BEGIN

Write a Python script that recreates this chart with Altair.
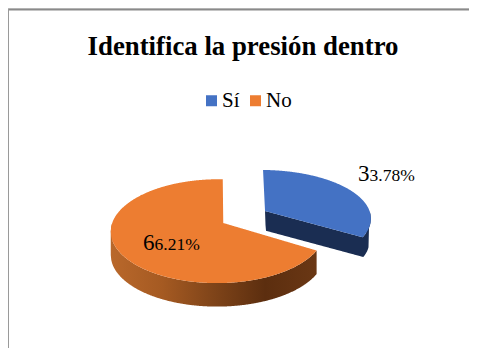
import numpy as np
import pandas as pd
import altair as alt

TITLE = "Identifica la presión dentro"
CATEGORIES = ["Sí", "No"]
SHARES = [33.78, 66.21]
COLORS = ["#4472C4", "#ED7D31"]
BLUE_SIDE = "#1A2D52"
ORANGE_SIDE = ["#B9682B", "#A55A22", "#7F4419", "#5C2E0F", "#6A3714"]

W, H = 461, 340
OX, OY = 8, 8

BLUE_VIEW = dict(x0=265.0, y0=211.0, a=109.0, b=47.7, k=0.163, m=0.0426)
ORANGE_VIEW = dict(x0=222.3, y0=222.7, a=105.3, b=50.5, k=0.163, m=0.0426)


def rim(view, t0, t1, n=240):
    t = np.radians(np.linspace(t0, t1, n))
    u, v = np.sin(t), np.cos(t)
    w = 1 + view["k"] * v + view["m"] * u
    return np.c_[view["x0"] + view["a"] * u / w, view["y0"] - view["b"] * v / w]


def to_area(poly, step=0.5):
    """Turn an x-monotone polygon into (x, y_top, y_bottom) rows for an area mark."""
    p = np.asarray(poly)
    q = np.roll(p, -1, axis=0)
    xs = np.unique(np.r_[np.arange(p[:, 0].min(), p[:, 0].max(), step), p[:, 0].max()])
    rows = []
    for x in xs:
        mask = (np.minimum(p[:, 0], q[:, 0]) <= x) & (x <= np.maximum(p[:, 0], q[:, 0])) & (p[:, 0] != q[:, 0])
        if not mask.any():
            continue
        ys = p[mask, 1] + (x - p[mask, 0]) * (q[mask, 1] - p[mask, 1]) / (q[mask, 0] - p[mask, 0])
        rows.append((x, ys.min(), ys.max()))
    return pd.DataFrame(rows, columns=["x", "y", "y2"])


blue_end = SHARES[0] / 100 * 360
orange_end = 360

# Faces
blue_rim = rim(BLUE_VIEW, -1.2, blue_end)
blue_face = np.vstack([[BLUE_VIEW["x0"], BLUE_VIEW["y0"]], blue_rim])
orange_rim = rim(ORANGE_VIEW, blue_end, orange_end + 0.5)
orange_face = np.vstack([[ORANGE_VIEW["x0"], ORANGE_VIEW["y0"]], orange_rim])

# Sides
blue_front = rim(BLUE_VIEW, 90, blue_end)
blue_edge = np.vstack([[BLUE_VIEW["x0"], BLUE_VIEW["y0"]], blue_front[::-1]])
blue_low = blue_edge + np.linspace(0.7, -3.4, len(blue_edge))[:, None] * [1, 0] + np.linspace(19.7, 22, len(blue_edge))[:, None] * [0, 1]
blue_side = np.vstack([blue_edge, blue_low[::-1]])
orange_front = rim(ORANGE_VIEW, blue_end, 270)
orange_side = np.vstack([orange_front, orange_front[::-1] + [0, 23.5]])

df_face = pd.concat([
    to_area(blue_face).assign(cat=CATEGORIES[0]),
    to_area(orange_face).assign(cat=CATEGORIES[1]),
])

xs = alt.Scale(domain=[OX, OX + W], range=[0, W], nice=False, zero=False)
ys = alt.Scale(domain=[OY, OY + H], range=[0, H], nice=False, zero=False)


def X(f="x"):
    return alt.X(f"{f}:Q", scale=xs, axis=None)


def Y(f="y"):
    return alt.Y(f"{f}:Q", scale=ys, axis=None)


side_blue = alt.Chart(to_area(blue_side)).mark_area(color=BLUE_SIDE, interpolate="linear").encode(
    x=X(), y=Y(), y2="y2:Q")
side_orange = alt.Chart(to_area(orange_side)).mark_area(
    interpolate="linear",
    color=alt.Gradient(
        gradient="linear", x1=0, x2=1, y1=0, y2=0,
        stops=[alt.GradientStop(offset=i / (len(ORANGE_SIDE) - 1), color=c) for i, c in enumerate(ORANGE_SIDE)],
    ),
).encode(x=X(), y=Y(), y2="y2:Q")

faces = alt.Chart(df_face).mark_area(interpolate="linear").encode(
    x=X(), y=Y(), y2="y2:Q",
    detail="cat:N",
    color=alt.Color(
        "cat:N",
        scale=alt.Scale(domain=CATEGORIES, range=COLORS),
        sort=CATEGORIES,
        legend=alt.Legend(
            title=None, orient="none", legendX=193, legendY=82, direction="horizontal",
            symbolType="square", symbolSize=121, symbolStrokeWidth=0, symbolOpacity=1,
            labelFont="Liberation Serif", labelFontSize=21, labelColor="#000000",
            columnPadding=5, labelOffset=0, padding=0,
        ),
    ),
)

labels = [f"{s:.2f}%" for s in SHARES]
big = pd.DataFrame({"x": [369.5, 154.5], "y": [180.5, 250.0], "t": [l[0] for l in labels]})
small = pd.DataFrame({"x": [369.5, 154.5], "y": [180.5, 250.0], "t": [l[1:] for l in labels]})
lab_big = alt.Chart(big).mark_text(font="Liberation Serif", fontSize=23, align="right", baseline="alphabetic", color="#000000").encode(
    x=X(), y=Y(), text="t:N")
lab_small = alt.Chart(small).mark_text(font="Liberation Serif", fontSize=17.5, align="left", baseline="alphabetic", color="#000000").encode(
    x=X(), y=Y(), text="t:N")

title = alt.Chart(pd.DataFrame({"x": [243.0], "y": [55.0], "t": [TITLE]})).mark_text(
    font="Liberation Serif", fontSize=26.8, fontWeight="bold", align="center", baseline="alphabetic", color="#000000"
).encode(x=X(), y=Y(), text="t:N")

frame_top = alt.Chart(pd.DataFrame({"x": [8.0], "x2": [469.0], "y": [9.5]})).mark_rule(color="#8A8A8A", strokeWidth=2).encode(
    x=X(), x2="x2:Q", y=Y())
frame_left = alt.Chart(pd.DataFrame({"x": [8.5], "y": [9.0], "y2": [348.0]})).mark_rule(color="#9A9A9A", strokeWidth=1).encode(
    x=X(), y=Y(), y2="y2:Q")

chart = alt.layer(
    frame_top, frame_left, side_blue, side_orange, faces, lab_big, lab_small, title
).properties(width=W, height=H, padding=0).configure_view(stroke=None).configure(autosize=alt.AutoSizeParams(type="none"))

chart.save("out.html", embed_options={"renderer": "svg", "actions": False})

END
BEGIN

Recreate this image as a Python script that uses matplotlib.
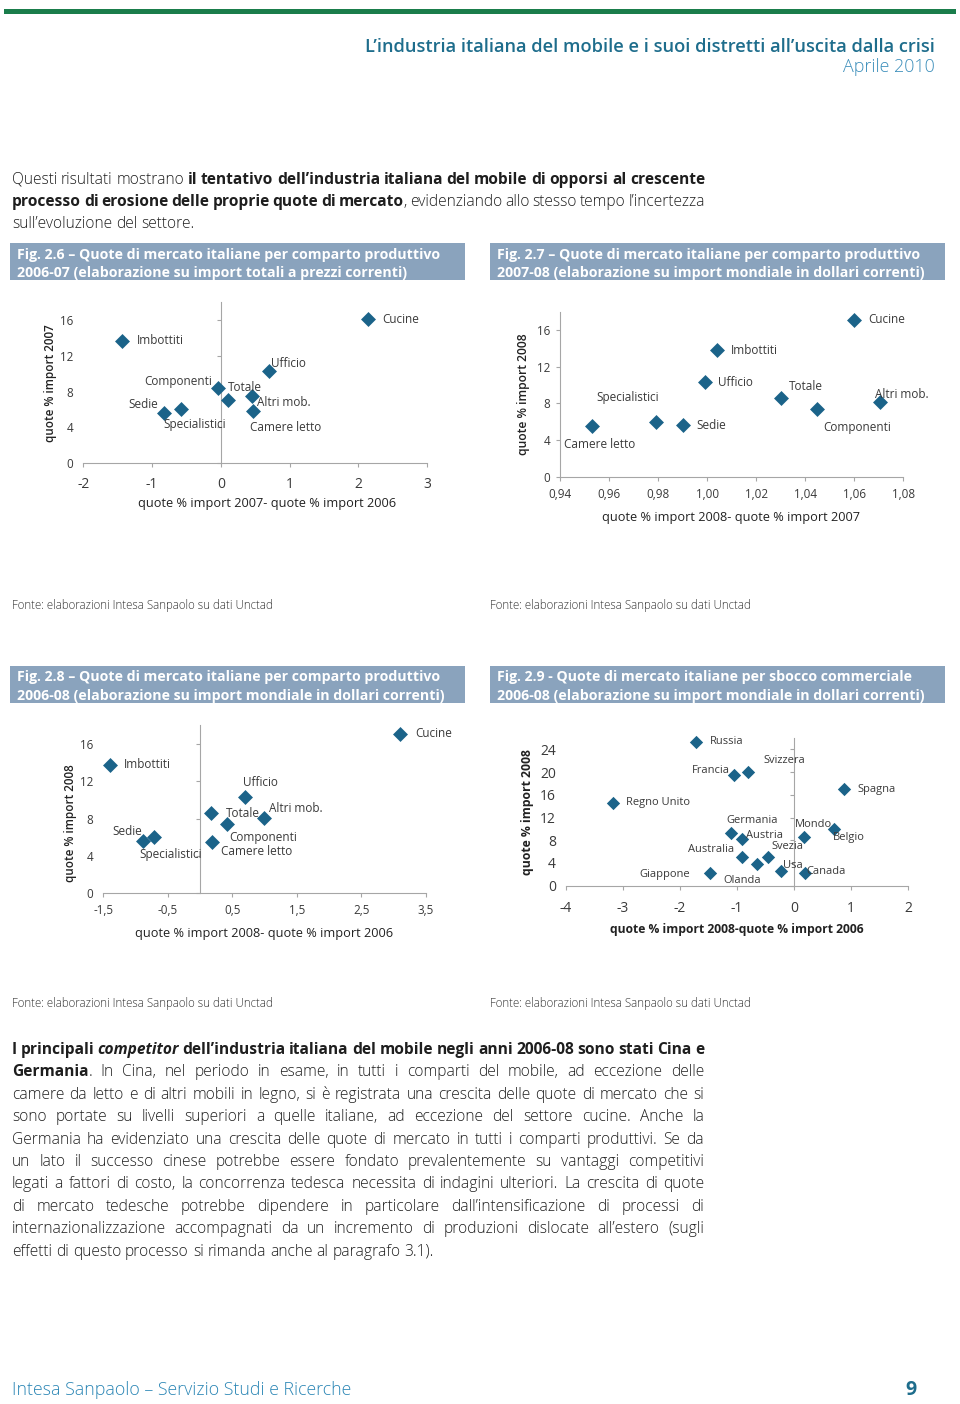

END
BEGIN

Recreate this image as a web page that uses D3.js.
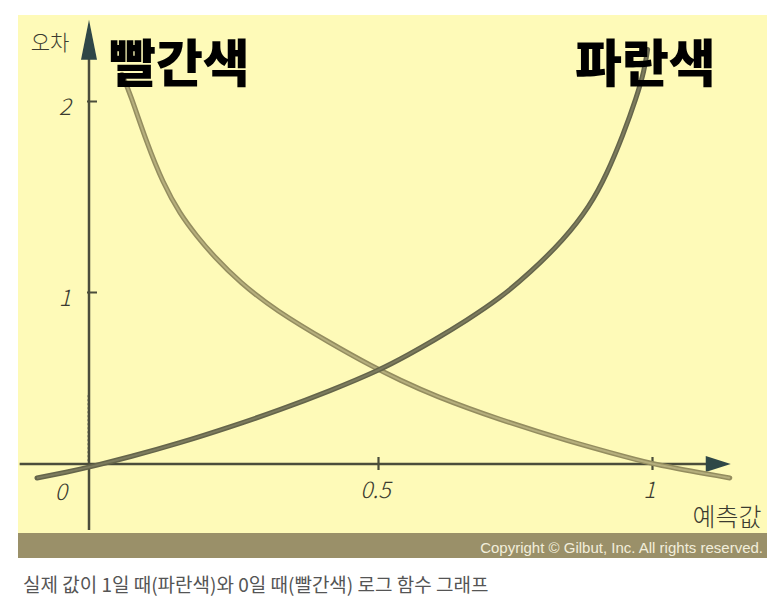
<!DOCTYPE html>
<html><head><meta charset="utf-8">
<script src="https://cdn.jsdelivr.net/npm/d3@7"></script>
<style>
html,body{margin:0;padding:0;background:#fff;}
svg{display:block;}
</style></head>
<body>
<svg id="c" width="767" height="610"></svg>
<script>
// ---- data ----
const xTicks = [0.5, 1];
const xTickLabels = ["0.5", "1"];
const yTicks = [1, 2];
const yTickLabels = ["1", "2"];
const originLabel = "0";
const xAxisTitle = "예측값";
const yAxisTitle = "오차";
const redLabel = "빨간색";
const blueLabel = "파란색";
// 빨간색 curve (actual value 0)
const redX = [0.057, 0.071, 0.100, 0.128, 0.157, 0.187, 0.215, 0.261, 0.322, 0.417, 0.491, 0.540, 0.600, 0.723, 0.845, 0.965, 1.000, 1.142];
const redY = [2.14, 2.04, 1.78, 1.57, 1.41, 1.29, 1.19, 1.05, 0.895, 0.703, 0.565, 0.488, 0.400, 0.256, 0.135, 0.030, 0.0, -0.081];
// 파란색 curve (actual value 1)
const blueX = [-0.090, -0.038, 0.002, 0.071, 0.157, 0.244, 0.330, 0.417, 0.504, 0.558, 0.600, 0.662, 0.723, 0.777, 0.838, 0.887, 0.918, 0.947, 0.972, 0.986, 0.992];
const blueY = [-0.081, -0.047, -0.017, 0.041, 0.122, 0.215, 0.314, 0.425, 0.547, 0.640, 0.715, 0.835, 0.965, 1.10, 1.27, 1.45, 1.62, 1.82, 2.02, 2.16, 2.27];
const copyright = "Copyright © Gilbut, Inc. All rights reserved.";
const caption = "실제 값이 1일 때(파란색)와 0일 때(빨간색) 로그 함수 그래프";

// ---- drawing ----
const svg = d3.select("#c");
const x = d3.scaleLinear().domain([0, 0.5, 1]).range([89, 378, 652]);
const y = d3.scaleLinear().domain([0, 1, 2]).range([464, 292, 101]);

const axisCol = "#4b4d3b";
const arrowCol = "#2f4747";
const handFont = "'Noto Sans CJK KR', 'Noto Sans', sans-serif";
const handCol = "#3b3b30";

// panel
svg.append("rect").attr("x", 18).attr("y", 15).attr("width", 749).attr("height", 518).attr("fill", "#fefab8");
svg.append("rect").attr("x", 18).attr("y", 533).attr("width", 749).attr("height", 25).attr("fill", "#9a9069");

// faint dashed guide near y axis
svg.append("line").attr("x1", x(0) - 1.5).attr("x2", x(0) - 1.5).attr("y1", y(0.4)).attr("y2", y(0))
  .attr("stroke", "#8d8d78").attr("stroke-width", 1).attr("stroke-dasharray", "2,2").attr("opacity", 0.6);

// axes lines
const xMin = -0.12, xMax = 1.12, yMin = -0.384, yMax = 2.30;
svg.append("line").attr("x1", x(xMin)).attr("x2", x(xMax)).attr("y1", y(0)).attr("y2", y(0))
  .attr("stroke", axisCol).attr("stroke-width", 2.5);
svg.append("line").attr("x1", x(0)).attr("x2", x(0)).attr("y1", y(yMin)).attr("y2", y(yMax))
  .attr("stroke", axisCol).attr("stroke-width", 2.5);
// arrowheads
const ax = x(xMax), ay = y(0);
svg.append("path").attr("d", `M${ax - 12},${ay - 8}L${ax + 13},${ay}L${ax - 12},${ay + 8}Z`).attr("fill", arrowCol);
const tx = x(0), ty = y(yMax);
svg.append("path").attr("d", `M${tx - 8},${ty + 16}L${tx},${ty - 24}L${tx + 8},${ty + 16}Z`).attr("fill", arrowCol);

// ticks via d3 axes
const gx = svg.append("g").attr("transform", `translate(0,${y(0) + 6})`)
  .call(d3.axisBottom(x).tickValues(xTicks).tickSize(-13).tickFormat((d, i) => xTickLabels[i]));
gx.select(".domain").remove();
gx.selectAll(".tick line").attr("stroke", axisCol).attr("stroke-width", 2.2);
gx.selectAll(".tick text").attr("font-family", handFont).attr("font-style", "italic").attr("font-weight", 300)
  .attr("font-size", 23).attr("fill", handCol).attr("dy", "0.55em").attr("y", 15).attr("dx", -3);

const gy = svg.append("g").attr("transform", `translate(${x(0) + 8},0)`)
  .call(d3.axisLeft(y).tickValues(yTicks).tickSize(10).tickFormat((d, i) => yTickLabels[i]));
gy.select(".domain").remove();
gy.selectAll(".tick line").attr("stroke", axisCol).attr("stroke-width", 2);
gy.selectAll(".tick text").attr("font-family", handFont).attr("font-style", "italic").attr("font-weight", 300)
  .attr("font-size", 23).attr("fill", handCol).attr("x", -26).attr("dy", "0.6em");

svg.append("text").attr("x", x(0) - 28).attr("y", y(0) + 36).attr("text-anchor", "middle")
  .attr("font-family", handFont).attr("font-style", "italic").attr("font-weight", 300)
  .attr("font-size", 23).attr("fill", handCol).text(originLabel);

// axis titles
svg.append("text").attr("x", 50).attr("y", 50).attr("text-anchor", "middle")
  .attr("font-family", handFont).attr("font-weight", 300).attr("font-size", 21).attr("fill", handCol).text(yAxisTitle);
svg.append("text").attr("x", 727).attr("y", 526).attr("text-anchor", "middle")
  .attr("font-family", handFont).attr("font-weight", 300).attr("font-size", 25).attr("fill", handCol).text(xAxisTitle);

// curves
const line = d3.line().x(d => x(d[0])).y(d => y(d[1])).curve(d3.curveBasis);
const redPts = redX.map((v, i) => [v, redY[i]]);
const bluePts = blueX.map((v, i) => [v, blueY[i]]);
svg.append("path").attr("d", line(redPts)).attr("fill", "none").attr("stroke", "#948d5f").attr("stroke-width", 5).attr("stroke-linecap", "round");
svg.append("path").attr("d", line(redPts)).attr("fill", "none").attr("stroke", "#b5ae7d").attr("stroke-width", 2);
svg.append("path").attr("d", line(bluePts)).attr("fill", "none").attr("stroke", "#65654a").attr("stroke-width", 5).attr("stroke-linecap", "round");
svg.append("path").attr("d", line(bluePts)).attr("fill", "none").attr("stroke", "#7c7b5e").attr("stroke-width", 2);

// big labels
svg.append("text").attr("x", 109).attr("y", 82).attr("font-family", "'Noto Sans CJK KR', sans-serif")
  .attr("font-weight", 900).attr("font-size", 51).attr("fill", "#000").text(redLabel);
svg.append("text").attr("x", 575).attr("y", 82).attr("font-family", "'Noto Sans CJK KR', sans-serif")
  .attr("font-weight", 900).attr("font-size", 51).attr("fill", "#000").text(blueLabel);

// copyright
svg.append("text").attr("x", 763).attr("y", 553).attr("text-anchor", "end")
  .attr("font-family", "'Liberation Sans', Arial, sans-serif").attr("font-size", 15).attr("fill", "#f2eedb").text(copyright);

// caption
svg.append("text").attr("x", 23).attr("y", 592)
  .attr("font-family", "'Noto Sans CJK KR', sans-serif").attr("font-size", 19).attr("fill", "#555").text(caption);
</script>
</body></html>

END

Your answer should be a single number: the count of lines in these records that hold the string "this".

3